[webkit-dev] Upstreaming from LayoutTests to web-platform-tests, coordinating Blink+WebKit

Alexey Proskuryakov ap at webkit.org
Tue Nov 28 10:13:34 PST 2017


> 17 нояб. 2017 г., в 23:02, youenn fablet <youennf at gmail.com> написал(а):
> 
> Tests are available at https://w3c-test.org <https://w3c-test.org/> which makes it easy to share through any tool supporting hyperlinks.
> A webarchive can also be made so that it is easy to share and probably edit such tests.
> Tools like jsfiddle are also a great way to create/share/edit tests.
> I received several bug reports on bugzilla using it and this proved to be efficient.

I don't think that these are applicable verbatim, but there may be some solution. Let's find it before assuming that we can have it.

In particular, 
- editing a WebArchive is not really feasible;
- jsfiddle is cool, but I can't just copy a WPT test to jsfiddle to share it.

> Let me explain why I think that WebKit tests are often more valuable as regression tests than WPT tests are.

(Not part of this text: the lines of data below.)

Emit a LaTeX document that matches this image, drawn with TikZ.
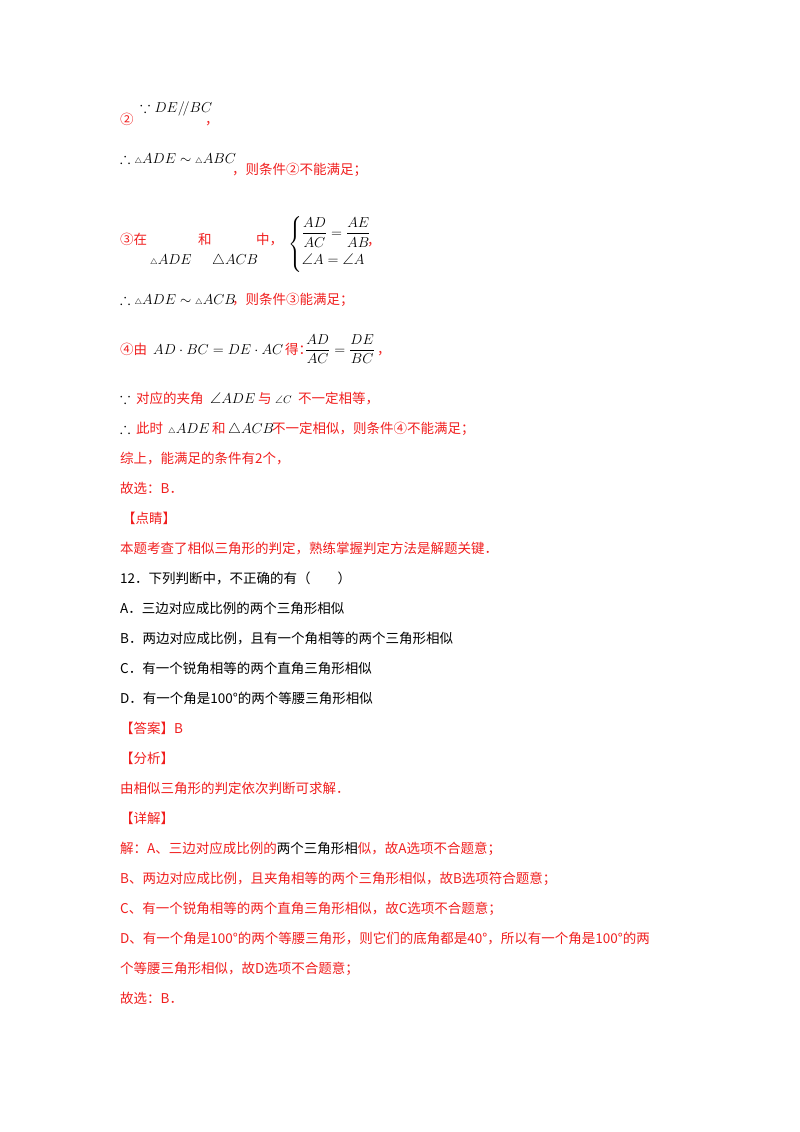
\documentclass[tikz,border=0pt]{standalone}
\usepackage{amsmath,amssymb}
\usepackage{fontspec}
\setmainfont{Noto Sans CJK SC}
\newcommand{\st}{{\scriptscriptstyle\triangle}}
\definecolor{rd}{RGB}{240,30,30}
\begin{document}
\begin{tikzpicture}[x=1pt,y=-1pt,
  t/.style={anchor=base west,inner sep=0pt,font=\fontsize{13.5}{16}\selectfont},
  r/.style={t,text=rd},
  k/.style={t,text=black},
  m/.style={anchor=base west,inner sep=0pt,font=\fontsize{15.5}{18}\selectfont}]
\useasboundingbox (0,0) rectangle (800,1132);
\node[r] (c2) at (120,124) {②};
\node[m] (m1) at (140,112) {$\because DE/\!/BC$};
\node[r] (c2b) at (205,124) {，};
\node[m] (m2) at (120,163) {$\therefore\st ADE\sim\st ABC$};
\node[r] (l2) at (232,174) {，则条件②不能满足；};
\node[r] (l3a) at (120,244) {③在};
\node[r] (l3b) at (198,244) {和};
\node[r] (l3c) at (256,244) {中，};
\node[m] (m3a) at (150,264) {$\st ADE$};
\node[m] (m3b) at (212,264) {$\triangle ACB$};
\node[m] (m3c) at (288,248) {$\begin{cases}\dfrac{AD}{AC}=\dfrac{AE}{AB}\\[6pt] \angle A=\angle A\end{cases}$};
\node[r] (l3d) at (367,245) {，};
\node[m] (m4) at (120,304) {$\therefore\st ADE\sim\st ACB$};
\node[r] (l4) at (232,304) {，则条件③能满足；};
\node[r] (l5a) at (120,354) {④由};
\node[m] (m5a) at (153,354) {$AD\cdot BC=DE\cdot AC$};
\node[r] (l5b) at (285,354) {得：};
\node[m] (m5b) at (305,354) {$\dfrac{AD}{AC}=\dfrac{DE}{BC}$};
\node[r] (l5c) at (377,354) {，};
\node[m] (m6a) at (120,403) {$\because$};
\node[r] (l6a) at (136,403) {对应的夹角};
\node[m] (m6b) at (210,403) {$\angle ADE$};
\node[r] (l6b) at (258,403) {与};
\node[m] (m6c) at (275,403) {$\scriptstyle\angle C$};
\node[r] (l6c) at (298,403) {不一定相等，};
\node[m] (m7a) at (120,433) {$\therefore$};
\node[r] (l7a) at (136,433) {此时};
\node[m] (m7b) at (168,433) {$\st ADE$};
\node[r] (l7b) at (212,433) {和};
\node[m] (m7c) at (228,433) {$\triangle ACB$};
\node[r] (l7c) at (272,433) {不一定相似，则条件④不能满足；};
\node[r] (l8) at (120,463) {综上，能满足的条件有2个，};
\node[r] (l9) at (120,493) {故选：B．};
\node[r] (l10) at (122,523) {【点睛】};
\node[r] (l11) at (120,553) {本题考查了相似三角形的判定，熟练掌握判定方法是解题关键．};
\node[k] (q) at (120,583) {12．下列判断中，不正确的有（\quad\quad）};
\node[k] (qa) at (120,613) {A．三边对应成比例的两个三角形相似};
\node[k] (qb) at (120,643) {B．两边对应成比例，且有一个角相等的两个三角形相似};
\node[k] (qc) at (120,673) {C．有一个锐角相等的两个直角三角形相似};
\node[k] (qd) at (120,703) {D．有一个角是100°的两个等腰三角形相似};
\node[r] (an) at (120,733) {【答案】B};
\node[r] (fx) at (120,763) {【分析】};
\node[r] (fx1) at (120,793) {由相似三角形的判定依次判断可求解．};
\node[r] (xj) at (120,823) {【详解】};
\node[r] (j1) at (120,853) {解：A、三边对应成比例的\textcolor{black}{两个三角形相}似，故A选项不合题意；};
\node[r] (j2) at (120,883) {B、两边对应成比例，且夹角相等的两个三角形相似，故B选项符合题意；};
\node[r] (j3) at (120,913) {C、有一个锐角相等的两个直角三角形相似，故C选项不合题意；};
\node[r] (j4) at (120,943) {D、有一个角是100°的两个等腰三角形，则它们的底角都是40°，所以有一个角是100°的两};
\node[r] (j5) at (120,973) {个等腰三角形相似，故D选项不合题意；};
\node[r] (j6) at (120,1003) {故选：B．};
\end{tikzpicture}
\end{document}
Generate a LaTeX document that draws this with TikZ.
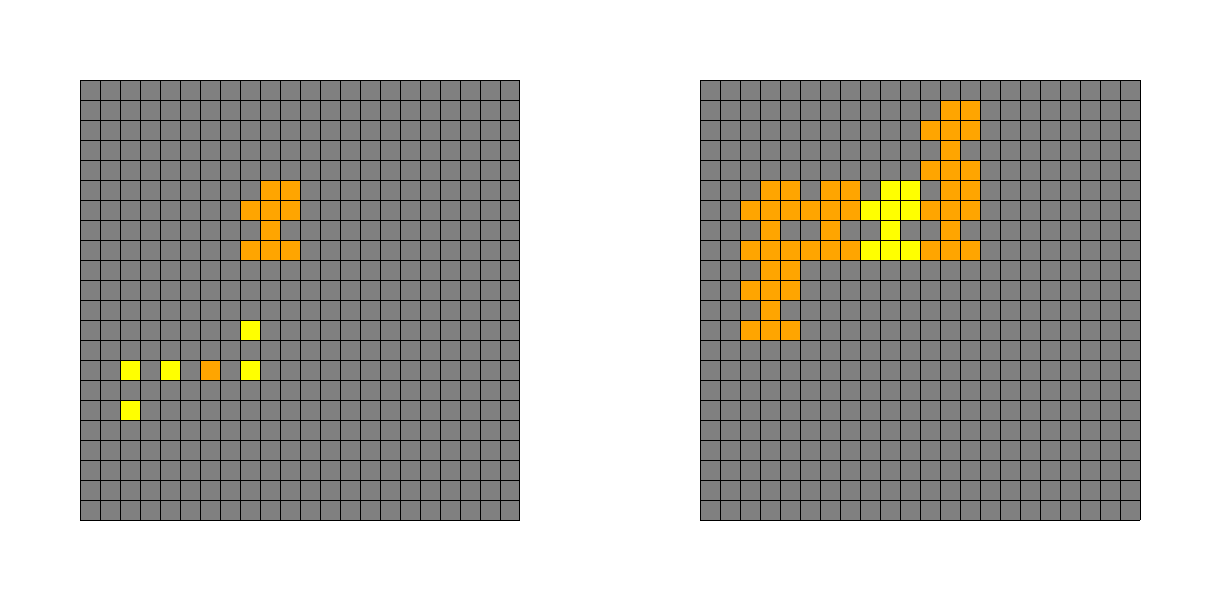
\documentclass[tikz,border=0pt]{standalone}
\begin{document}
\begin{tikzpicture}[x=0.5cm,y=-0.5cm,
  gridline/.style={black,line width=0.7pt},
  cellgray/.style={fill={rgb,255:red,128;green,128;blue,128}},
  cellorange/.style={fill={rgb,255:red,255;green,165;blue,0}},
  cellyellow/.style={fill={rgb,255:red,255;green,255;blue,0}}]
\useasboundingbox (0,0) rectangle (61,30);
% ---------- left grid ----------
\begin{scope}[shift={(4,4)}]
  \fill[cellgray] (0,0) rectangle (22,22);
  \foreach \c/\r in {9/5,10/5,8/6,9/6,10/6,9/7,8/8,9/8,10/8,6/14}
    \fill[cellorange] (\c,\r) rectangle ++(1,1);
  \foreach \c/\r in {8/12,2/14,4/14,8/14,2/16}
    \fill[cellyellow] (\c,\r) rectangle ++(1,1);
  \draw[gridline,step=0.5cm] (0,0) grid (22,22);
\end{scope}
% ---------- right grid ----------
\begin{scope}[shift={(35,4)}]
  \fill[cellgray] (0,0) rectangle (22,22);
  \foreach \c/\r in {12/1,13/1,11/2,12/2,13/2,12/3,11/4,12/4,13/4,
      3/5,4/5,6/5,7/5,12/5,13/5,
      2/6,3/6,4/6,5/6,6/6,7/6,11/6,12/6,13/6,
      3/7,6/7,12/7,
      2/8,3/8,4/8,5/8,6/8,7/8,11/8,12/8,13/8,
      3/9,4/9,2/10,3/10,4/10,3/11,2/12,3/12,4/12}
    \fill[cellorange] (\c,\r) rectangle ++(1,1);
  \foreach \c/\r in {9/5,10/5,8/6,9/6,10/6,9/7,8/8,9/8,10/8}
    \fill[cellyellow] (\c,\r) rectangle ++(1,1);
  \draw[gridline,step=0.5cm] (0,0) grid (22,22);
\end{scope}
\end{tikzpicture}
\end{document}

We add tests as we fix bugs, so we know that the tests are generally for problems that have a high impact on users and developers - that's because someone actually discovered the problem, and someone prioritized it highly enough to fix. We also know that our tests cover code that is error prone, which is why we had bugs in the first place. Of course, anything can be broken, but certain things are less likely to. Compliance tests written for specs are also valuable, but at some point we need to prioritize which tests to investigate and even to run.
>  
> I don't really see why we should prioritize the tests to run when all of them provide clear value to some WebKit members.

We prioritize which tests to run all the time, there are whole configurations for which we don't run any tests. That's largely because it's not enough to simply run the tests - keeping them in a state where they produce actionable results requires a lot of attention.

The time it takes to run tests definitely matters a lot for WebKit. So far we haven't taken a route like the one Robert mentioned, with a huge amount of hardware running shards of tests. There are multiple reasons to that, one of those being that we are very interested in finding bugs below WebKit too, and having dedicated testers helps with that. When the machine gets into a weird state after a few weeks of uptime, it is much easier to start isolating the problem when we can see which specific queues are hitting it. It is also much easier to reason about data collected by centralized systems, such as crash log collection services.

- Alexey


> I agree that we need to prioritize tests we investigate. There can be a solution inside WPT, like adding WebKit specific metadata so that:
> - WPT contributors would communicate with WebKit members whenever changing such tests
> - WebKit contributors would prioritize WPT-WebKit-metadata failing tests
> 
> That said, if these tests are so beneficial to WebKit, they are potentially very useful to other teams as well.
> And vice-versa, we might find really good WPT tests that show useful crashes and failures in WebKit.
> I am experiencing that nowadays with WPT service worker tests.